_SET PROBLEM_: Give the lines of the material verbatim, from the first line to the line with "const arrow = 'path://M10,0", including both.

- - -

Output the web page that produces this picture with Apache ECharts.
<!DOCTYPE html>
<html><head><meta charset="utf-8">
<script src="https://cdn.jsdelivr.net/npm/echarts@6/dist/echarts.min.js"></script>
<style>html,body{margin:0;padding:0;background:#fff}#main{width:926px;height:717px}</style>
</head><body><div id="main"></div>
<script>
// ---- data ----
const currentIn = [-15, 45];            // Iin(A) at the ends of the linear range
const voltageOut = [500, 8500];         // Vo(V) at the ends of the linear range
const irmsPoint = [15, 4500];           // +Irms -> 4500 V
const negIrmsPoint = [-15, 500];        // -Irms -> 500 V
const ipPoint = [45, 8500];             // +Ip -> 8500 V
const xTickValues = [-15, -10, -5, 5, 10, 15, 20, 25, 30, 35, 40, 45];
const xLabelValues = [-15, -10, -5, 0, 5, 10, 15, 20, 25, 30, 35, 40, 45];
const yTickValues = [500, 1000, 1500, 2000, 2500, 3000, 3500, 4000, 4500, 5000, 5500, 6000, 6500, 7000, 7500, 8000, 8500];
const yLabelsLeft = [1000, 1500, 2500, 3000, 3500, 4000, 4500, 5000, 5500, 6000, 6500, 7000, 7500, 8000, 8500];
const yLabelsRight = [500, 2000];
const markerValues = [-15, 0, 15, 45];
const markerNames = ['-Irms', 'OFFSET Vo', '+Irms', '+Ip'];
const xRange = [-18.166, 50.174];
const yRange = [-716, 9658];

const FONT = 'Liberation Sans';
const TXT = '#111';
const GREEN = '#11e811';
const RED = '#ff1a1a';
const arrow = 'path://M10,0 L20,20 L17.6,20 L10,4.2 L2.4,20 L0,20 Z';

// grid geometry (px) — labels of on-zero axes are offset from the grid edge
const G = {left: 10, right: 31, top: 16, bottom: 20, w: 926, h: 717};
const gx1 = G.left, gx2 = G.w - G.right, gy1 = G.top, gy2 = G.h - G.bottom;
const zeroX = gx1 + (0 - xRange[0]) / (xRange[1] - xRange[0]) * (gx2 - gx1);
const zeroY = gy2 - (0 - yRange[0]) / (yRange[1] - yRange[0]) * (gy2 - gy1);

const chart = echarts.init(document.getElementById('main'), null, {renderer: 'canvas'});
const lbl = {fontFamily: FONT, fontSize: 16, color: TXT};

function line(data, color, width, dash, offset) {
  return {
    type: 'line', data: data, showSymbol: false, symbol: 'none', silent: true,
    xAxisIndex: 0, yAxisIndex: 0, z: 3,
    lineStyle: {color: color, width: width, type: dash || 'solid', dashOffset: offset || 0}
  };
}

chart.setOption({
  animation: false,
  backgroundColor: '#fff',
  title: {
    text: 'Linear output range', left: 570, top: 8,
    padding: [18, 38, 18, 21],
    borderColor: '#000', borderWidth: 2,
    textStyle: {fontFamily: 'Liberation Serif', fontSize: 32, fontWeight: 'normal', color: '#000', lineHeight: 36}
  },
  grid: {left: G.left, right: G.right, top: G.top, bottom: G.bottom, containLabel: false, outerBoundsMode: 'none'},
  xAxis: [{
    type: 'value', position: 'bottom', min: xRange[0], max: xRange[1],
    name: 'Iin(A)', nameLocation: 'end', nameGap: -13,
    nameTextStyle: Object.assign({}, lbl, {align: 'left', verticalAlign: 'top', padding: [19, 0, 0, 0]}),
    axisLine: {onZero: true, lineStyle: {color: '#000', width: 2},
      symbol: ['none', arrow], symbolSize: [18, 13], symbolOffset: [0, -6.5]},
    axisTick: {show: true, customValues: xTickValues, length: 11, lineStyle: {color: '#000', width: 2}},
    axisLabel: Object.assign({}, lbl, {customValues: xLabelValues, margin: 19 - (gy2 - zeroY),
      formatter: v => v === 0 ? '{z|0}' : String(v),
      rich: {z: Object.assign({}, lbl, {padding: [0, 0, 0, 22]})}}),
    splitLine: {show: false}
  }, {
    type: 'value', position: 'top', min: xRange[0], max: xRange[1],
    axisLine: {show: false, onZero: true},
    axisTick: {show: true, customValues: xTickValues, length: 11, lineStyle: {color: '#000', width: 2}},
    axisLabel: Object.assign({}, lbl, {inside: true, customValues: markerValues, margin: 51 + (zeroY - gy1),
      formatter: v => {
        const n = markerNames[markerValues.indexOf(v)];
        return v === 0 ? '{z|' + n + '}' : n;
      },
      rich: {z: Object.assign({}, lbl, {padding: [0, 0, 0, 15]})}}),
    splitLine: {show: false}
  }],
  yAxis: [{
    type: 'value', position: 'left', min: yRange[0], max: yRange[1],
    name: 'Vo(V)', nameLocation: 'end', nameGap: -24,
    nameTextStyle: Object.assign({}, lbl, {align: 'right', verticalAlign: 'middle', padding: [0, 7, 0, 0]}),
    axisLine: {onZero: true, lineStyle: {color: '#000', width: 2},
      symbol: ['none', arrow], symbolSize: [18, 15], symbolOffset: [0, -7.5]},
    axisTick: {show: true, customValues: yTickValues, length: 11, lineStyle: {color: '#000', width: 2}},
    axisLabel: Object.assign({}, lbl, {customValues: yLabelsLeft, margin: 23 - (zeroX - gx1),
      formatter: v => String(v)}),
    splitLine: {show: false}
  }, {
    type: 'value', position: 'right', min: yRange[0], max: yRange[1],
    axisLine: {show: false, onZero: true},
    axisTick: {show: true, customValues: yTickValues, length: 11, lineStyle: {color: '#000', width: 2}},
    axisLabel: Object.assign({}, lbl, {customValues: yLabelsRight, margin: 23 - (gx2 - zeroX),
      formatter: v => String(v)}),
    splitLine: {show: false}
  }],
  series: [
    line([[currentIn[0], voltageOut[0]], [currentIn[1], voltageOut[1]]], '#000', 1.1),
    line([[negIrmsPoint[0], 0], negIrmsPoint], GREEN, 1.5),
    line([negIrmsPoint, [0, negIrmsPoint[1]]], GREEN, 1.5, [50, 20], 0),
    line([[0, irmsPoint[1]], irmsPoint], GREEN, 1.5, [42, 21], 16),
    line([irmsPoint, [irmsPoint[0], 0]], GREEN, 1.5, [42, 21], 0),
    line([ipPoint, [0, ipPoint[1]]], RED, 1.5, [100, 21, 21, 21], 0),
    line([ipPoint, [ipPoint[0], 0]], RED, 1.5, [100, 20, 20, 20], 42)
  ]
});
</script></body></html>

- - -

_THE ANSWER_:
Output the web page that produces this picture with Apache ECharts.
<!DOCTYPE html>
<html><head><meta charset="utf-8">
<script src="https://cdn.jsdelivr.net/npm/echarts@6/dist/echarts.min.js"></script>
<style>html,body{margin:0;padding:0;background:#fff}#main{width:926px;height:717px}</style>
</head><body><div id="main"></div>
<script>
// ---- data ----
const currentIn = [-15, 45];            // Iin(A) at the ends of the linear range
const voltageOut = [500, 8500];         // Vo(V) at the ends of the linear range
const irmsPoint = [15, 4500];           // +Irms -> 4500 V
const negIrmsPoint = [-15, 500];        // -Irms -> 500 V
const ipPoint = [45, 8500];             // +Ip -> 8500 V
const xTickValues = [-15, -10, -5, 5, 10, 15, 20, 25, 30, 35, 40, 45];
const xLabelValues = [-15, -10, -5, 0, 5, 10, 15, 20, 25, 30, 35, 40, 45];
const yTickValues = [500, 1000, 1500, 2000, 2500, 3000, 3500, 4000, 4500, 5000, 5500, 6000, 6500, 7000, 7500, 8000, 8500];
const yLabelsLeft = [1000, 1500, 2500, 3000, 3500, 4000, 4500, 5000, 5500, 6000, 6500, 7000, 7500, 8000, 8500];
const yLabelsRight = [500, 2000];
const markerValues = [-15, 0, 15, 45];
const markerNames = ['-Irms', 'OFFSET Vo', '+Irms', '+Ip'];
const xRange = [-18.166, 50.174];
const yRange = [-716, 9658];

const FONT = 'Liberation Sans';
const TXT = '#111';
const GREEN = '#11e811';
const RED = '#ff1a1a';
const arrow = 'path://M10,0 L20,20 L17.6,20 L10,4.2 L2.4,20 L0,20 Z';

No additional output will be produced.